Motion of an object fired into the air under gravity alone; the trajectory is a parabola in vacuum.

§ 01

Definition

Projectile motion is what happens when you launch an object and then let gravity act alone on it. Ignore air resistance and the equations split cleanly along two axes: horizontally, nothing pulls the object so its speed stays constant; vertically, gravity accelerates it downward at g. Combining the two, the horizontal position grows linearly with time while the vertical position follows the familiar free-fall quadratic. Eliminate time between them and the y-coordinate becomes a quadratic function of x — a parabola.

Interactive: projectile motion

Three derived quantities summarise any flight that launches and lands at the same height. The time of flight is T = 2·v·sinθ/g. The peak height is H = (v·sinθ)²/(2g). The range, or horizontal distance covered, is R = v²·sin(2θ)/g. Because sin(2θ) peaks at 2θ = 90°, the maximum range (in vacuum) is achieved at a launch angle of 45°, and any two angles that sum to 90° give the same range — one flat and fast, one high and slow.

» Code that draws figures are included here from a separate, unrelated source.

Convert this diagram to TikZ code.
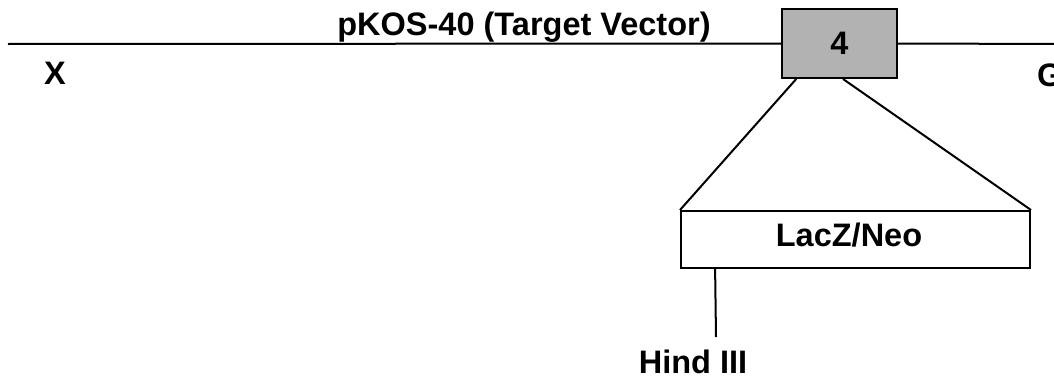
\documentclass[tikz,border=0pt]{standalone}
\usepackage{fontspec}
\setmainfont{Liberation Sans}
\usetikzlibrary{calc}
\begin{document}
\begin{tikzpicture}[x=1pt,y=-1pt,
  lbl/.style={font=\bfseries\fontsize{32.5}{36}\selectfont, inner sep=0pt},
  ln/.style={line width=2pt},
  boxst/.style={draw, line width=2pt, inner sep=0pt}]
\useasboundingbox (0,0) rectangle (1054,380);
\coordinate (L) at (8,44);
\coordinate (R) at (1060,44);
\node[boxst, fill=black!30, minimum width=115pt, minimum height=69pt] (ex) at (839.5,43.5) {};
\node[lbl] (four) at (ex.center) {4};
\node[boxst, fill=white, minimum width=349pt, minimum height=57pt] (lz) at (855.5,239.5) {};
\node[lbl] (lztxt) at (849,235) {LacZ/Neo};
\node[lbl, anchor=base] (title) at (524,35.5) {pKOS-40 (Target Vector)};
\node[lbl] (X) at (55,73) {X};
\node[lbl, anchor=west] (G) at (1037,75) {G};
\coordinate (hd) at (716,337);
\node[lbl] (hind) at (693,362) {Hind III};
\draw[ln] (L) -- (ex.west);
\draw[ln] (ex.east) -- (R);
\draw[ln] ($(ex.south west)!0.13!(ex.south east)$) -- (lz.north west);
\draw[ln] ($(ex.south west)!0.53!(ex.south east)$) -- (lz.north east);
\draw[ln] ($(lz.south west)!0.1!(lz.south east)$) -- (hd);
\end{tikzpicture}
\end{document}
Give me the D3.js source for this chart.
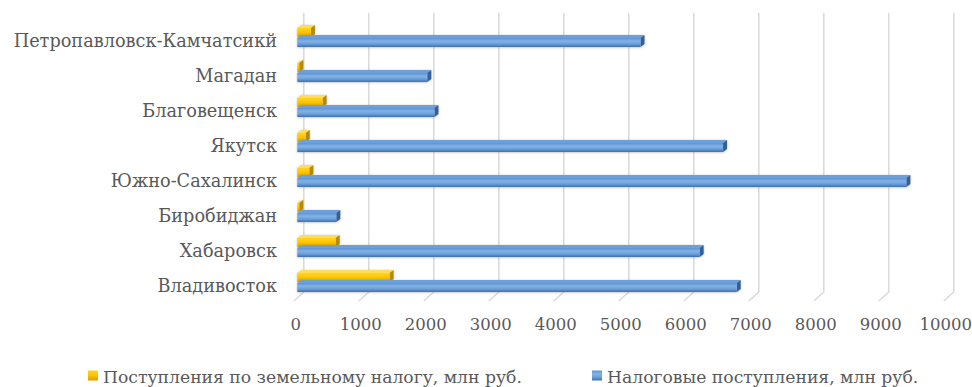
<!DOCTYPE html>
<html>
<head>
<meta charset="utf-8">
<script src="https://cdn.jsdelivr.net/npm/d3@7/dist/d3.min.js"></script>
<style>
  html, body { margin: 0; padding: 0; background: #ffffff; }
  svg { display: block; }
</style>
</head>
<body>
<svg id="chart" width="972" height="387"></svg>
<script>
// Cities, top to bottom
const cities = [
  "Петропавловск-Камчатсикй",
  "Магадан",
  "Благовещенск",
  "Якутск",
  "Южно-Сахалинск",
  "Биробиджан",
  "Хабаровск",
  "Владивосток"
];
// Поступления по земельному налогу, млн руб.
const landTax = [210, 30, 390, 130, 185, 30, 590, 1420];
// Налоговые поступления, млн руб.
const taxRevenue = [5280, 2000, 2110, 6550, 9370, 600, 6190, 6760];
const xTicks = [0, 1000, 2000, 3000, 4000, 5000, 6000, 7000, 8000, 9000, 10000];
const seriesNames = [
  "Поступления по земельному налогу, млн руб.",
  "Налоговые поступления, млн руб."
];

const FONT = '"DejaVu Serif", serif';
const TEXT_COLOR = "#595959";

const svg = d3.select("#chart");
const defs = svg.append("defs");

// 3D depth offsets
const DX = 4, DY = 3;                 // bar depth
const WALL_DX = 6.5;                  // back wall shift
const FLOOR_DX = -10, FLOOR_DY = 9;   // floor edge

const x = d3.scaleLinear().domain([0, 10000]).range([297.3, 947.3]);
const y = d3.scaleBand().domain(cities).range([18.5, 298.5]).padding(0);

function grad(id, stops) {
  const g = defs.append("linearGradient").attr("id", id)
    .attr("x1", 0).attr("y1", 0).attr("x2", 0).attr("y2", 1);
  stops.forEach(([o, c]) => g.append("stop").attr("offset", o).attr("stop-color", c));
}
grad("blueFront", [[0, "#5d92d2"], [0.35, "#82b3e6"], [0.65, "#6ca0dc"], [1, "#3f70ab"]]);
grad("yellowFront", [[0, "#ffd31f"], [0.45, "#ffc600"], [1, "#d99e00"]]);

const sh = defs.append("filter").attr("id", "soft")
  .attr("x", "-5%").attr("y", "-50%").attr("width", "110%").attr("height", "200%");
sh.append("feDropShadow").attr("dx", 0).attr("dy", 0.5)
  .attr("stdDeviation", 1.1).attr("flood-color", "#7f7f7f").attr("flood-opacity", 0.55);

// Back-wall gridlines with floor stubs
const grid = svg.append("g");
grid.selectAll("path").data(xTicks).join("path")
  .attr("d", v => {
    const xb = x(v) + WALL_DX;
    return `M${xb},13 L${xb},292 L${xb + FLOOR_DX},${292 + FLOOR_DY}`;
  })
  .attr("fill", "none").attr("stroke", "#d9d9d9").attr("stroke-width", 1.5);

// One 3D bar: front face, top face and right side
function bar3d(g, x0, x1, yTop, h, front, top, side) {
  const b = g.append("g").attr("filter", "url(#soft)");
  b.append("path")
    .attr("d", `M${x0},${yTop} L${x0 + DX},${yTop - DY} L${x1 + DX},${yTop - DY} L${x1},${yTop} Z`)
    .attr("fill", top);
  b.append("path")
    .attr("d", `M${x1},${yTop} L${x1 + DX},${yTop - DY} L${x1 + DX},${yTop + h - DY} L${x1},${yTop + h} Z`)
    .attr("fill", side);
  b.append("rect").attr("x", x0).attr("y", yTop).attr("width", Math.max(0, x1 - x0)).attr("height", h)
    .attr("fill", front);
}

const bars = svg.append("g");
cities.forEach((c, i) => {
  const cy = y(c) + y.bandwidth() / 2;
  // land tax bar sits behind (upper), total revenue in front (lower)
  bar3d(bars, x(0), x(landTax[i]), cy - 8, 9, "url(#yellowFront)", "#ffdc5a", "#b88a00");
  bar3d(bars, x(0), x(taxRevenue[i]), cy + 2, 9, "url(#blueFront)", "#6d9fd9", "#32609a");
});

// Category labels
const yAxis = d3.axisLeft(y).tickSize(0).tickPadding(0);
const gy = svg.append("g").attr("transform", "translate(277,5)").call(yAxis);
gy.attr("font-family", FONT).attr("font-size", 17.7);
gy.select(".domain").remove();
gy.selectAll("text").attr("fill", TEXT_COLOR);

// Value axis labels along the front floor edge
const xAxis = d3.axisBottom(x).tickValues(xTicks).tickSize(0).tickPadding(0).tickFormat(d3.format("d"));
const gx = svg.append("g").attr("transform", "translate(-2,318)").call(xAxis);
gx.attr("font-family", FONT).attr("font-size", 16.5);
gx.select(".domain").remove();
gx.selectAll("text").attr("fill", TEXT_COLOR);

// Legend
const legend = svg.append("g").attr("font-family", FONT).attr("font-size", 17.2).attr("fill", TEXT_COLOR);
const legendItems = [
  { name: seriesNames[0], fill: "url(#yellowFront)", sx: 88, tx: 103 },
  { name: seriesNames[1], fill: "url(#blueFront)", sx: 592, tx: 607 }
];
legendItems.forEach(d => {
  legend.append("rect").attr("x", d.sx).attr("y", 370.5).attr("width", 10).attr("height", 10).attr("fill", d.fill);
  legend.append("text").attr("x", d.tx).attr("y", 383).text(d.name);
});
</script>
</body>
</html>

In the real world, air resistance breaks the clean picture. A baseball, a cricket ball, a tennis serve, a golf drive — none of them follow a true parabola. Drag skews the trajectory asymmetrically, the descent is steeper than the ascent, and the range is reduced. The optimal launch angle drops below 45°. For projectiles moving at speeds where quadratic drag dominates — anything more than a gentle throw — the equations of motion have no closed-form solution and must be integrated numerically.

§ 02

History

Galileo derived the parabolic trajectory in Two New Sciences (1638), the first correct quantitative theory of projectile motion in history. His student Evangelista Torricelli compiled the first serious range tables in Opera Geometrica (1644) and discovered the safety parabola — the enveloping curve that bounds the family of trajectories for a fixed launch speed. Newton addressed air resistance in Book II of the Principia (1687), the starting point for modern ballistics and aerodynamics.